In the material below, identify each line bearing the word "picture". Reproduce those lines.

# [Stored data]
____________
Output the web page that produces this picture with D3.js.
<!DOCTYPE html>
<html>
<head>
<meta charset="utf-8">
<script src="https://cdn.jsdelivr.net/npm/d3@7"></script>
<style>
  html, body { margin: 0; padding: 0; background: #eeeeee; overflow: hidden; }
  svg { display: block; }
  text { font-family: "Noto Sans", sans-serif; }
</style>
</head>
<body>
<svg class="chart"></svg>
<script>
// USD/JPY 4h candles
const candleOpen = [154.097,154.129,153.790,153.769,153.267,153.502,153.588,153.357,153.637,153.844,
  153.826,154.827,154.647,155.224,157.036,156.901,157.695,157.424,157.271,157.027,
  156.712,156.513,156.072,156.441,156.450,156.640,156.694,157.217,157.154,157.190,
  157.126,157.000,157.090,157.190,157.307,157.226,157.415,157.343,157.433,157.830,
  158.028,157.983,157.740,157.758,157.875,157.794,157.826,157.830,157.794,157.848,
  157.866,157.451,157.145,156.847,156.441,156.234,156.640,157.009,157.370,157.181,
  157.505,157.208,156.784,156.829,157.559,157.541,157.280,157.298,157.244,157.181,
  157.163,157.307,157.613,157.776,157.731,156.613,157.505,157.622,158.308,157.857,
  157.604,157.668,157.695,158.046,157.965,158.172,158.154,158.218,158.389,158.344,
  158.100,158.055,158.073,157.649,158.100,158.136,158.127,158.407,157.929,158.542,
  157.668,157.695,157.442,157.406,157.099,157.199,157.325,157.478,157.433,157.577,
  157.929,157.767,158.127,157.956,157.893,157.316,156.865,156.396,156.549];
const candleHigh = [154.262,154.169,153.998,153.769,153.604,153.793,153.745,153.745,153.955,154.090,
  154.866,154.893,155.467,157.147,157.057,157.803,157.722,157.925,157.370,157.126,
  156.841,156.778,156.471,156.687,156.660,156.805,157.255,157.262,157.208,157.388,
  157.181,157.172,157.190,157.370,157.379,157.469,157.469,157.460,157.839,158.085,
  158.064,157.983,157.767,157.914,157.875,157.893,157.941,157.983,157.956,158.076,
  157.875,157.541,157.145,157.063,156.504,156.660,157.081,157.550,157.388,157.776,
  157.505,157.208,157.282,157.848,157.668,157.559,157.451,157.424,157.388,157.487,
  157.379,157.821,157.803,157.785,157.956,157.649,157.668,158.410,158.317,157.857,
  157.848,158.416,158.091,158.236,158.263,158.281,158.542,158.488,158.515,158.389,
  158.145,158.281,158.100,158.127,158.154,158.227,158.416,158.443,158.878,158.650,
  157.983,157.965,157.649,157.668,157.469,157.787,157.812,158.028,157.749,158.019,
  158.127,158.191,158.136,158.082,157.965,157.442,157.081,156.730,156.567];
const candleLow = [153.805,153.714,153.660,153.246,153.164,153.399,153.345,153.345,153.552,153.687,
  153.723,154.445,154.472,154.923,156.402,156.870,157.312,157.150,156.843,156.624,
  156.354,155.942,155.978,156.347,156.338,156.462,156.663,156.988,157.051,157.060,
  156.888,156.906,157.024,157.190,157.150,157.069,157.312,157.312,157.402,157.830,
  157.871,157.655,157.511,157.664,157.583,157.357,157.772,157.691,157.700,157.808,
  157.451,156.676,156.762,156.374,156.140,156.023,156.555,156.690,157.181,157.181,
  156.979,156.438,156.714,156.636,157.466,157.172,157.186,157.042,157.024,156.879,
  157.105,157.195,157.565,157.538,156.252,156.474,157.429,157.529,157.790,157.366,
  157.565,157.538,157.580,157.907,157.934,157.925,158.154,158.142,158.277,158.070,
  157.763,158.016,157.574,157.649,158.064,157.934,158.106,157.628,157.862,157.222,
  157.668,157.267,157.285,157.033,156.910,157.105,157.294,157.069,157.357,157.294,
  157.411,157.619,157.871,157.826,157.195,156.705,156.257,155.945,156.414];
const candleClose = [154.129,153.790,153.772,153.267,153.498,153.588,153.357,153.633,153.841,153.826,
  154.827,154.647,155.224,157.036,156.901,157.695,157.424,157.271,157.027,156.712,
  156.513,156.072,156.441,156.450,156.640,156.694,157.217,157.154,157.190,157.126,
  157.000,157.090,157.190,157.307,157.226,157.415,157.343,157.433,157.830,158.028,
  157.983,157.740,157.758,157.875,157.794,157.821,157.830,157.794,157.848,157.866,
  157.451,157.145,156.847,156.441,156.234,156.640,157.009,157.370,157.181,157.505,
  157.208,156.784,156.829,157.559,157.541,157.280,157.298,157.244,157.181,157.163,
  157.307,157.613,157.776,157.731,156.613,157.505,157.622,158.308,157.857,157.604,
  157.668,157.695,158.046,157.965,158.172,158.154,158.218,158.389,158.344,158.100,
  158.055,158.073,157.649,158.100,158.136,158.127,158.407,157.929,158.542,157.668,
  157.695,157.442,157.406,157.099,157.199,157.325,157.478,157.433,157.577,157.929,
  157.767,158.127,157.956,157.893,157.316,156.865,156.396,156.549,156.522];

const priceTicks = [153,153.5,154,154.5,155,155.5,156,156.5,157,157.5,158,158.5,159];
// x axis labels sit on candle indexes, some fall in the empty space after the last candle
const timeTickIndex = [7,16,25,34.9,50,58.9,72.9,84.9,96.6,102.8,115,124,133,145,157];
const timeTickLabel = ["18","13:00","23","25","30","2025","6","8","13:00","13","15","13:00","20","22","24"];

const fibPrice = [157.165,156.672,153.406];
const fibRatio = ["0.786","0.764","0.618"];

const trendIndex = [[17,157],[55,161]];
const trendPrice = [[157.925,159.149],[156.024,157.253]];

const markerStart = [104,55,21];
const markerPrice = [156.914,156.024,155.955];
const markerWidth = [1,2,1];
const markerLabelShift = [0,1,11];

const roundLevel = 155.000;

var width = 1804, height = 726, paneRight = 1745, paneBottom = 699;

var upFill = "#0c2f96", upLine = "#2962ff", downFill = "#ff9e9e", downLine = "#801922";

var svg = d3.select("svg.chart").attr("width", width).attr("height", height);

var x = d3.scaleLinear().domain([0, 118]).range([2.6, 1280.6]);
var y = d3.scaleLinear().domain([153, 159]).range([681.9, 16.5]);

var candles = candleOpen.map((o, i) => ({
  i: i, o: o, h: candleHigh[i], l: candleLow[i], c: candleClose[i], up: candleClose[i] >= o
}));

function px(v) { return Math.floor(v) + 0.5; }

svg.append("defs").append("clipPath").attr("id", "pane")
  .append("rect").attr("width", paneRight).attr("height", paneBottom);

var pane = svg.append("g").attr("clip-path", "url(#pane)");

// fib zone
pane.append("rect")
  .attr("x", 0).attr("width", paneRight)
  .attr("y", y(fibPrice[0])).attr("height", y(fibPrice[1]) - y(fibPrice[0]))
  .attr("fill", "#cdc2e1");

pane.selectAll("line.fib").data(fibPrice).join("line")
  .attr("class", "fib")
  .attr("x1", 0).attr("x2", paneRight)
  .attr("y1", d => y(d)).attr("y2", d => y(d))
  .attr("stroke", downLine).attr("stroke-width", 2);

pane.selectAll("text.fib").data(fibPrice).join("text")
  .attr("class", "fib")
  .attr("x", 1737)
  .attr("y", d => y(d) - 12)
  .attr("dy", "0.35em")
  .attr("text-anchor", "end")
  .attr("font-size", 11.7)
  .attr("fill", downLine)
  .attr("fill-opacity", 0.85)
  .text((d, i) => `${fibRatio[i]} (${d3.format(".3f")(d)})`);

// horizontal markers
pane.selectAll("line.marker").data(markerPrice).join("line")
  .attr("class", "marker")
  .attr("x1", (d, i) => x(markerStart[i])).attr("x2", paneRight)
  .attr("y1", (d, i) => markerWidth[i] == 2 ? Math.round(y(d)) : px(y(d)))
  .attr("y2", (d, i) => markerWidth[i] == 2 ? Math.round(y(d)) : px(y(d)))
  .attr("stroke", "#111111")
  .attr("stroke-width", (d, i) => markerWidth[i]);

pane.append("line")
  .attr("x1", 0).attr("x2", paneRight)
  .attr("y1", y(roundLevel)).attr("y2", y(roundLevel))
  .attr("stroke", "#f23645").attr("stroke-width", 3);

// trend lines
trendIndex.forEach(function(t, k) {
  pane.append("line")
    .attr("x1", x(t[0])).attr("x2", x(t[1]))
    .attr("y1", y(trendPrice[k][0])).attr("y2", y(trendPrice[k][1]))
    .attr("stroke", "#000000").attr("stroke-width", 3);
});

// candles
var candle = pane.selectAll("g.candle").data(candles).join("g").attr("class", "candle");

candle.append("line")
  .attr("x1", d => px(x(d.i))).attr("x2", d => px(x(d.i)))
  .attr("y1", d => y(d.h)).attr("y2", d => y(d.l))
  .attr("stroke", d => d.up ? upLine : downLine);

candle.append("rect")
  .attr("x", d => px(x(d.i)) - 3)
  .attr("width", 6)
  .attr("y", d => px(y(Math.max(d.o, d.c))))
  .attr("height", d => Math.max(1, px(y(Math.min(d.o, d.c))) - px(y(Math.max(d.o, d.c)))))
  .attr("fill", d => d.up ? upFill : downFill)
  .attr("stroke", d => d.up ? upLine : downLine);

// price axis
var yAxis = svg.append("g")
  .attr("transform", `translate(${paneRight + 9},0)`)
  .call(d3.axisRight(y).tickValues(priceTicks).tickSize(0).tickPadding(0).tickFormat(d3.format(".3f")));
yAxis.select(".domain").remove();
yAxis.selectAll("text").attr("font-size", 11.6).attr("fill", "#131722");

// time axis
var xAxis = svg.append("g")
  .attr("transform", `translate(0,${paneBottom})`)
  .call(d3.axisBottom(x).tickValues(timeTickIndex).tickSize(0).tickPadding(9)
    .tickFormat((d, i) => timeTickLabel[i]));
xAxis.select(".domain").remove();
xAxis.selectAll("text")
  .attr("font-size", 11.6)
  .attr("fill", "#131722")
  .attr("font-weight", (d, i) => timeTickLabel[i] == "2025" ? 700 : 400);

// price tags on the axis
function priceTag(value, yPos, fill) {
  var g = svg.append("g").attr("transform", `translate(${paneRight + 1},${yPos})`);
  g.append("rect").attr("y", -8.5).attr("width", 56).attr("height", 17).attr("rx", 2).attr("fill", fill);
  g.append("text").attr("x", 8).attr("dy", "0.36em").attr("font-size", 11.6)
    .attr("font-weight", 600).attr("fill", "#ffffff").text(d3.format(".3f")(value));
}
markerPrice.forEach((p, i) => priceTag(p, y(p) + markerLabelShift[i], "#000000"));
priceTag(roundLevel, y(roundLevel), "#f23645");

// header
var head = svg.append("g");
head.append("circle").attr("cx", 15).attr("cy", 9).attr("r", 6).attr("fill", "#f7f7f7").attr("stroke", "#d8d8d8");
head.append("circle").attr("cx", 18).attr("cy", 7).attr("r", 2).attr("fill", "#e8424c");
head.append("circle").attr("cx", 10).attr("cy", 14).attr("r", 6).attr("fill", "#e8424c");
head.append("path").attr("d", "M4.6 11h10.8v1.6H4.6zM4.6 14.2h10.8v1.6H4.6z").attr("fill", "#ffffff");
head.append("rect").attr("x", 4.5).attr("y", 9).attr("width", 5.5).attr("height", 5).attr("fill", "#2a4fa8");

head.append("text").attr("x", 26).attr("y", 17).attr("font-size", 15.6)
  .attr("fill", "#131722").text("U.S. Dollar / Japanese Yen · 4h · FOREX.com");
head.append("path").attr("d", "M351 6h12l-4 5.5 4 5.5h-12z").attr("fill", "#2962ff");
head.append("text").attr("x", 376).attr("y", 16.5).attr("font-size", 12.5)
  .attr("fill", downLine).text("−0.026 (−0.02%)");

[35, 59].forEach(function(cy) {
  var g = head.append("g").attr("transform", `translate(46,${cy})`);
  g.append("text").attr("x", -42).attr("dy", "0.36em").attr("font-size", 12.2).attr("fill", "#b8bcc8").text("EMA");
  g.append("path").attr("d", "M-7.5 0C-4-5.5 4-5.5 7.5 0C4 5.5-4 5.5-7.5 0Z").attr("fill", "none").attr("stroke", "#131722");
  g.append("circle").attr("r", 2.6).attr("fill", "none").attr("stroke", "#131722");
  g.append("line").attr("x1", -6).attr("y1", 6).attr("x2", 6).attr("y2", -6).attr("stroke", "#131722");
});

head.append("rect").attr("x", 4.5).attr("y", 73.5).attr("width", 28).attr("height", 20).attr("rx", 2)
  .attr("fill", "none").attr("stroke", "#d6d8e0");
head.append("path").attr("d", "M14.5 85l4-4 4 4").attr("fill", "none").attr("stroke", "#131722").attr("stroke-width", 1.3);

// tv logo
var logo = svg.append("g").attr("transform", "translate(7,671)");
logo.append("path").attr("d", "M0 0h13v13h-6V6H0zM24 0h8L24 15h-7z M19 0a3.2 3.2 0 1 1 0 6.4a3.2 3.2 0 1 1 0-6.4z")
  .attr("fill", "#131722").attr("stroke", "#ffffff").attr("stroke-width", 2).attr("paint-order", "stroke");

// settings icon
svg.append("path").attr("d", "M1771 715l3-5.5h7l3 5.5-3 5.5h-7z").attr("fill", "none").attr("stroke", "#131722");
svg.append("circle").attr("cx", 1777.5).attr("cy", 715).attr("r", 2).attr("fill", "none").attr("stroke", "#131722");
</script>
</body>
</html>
____________
# [Correct output]
Output the web page that produces this picture with D3.js.

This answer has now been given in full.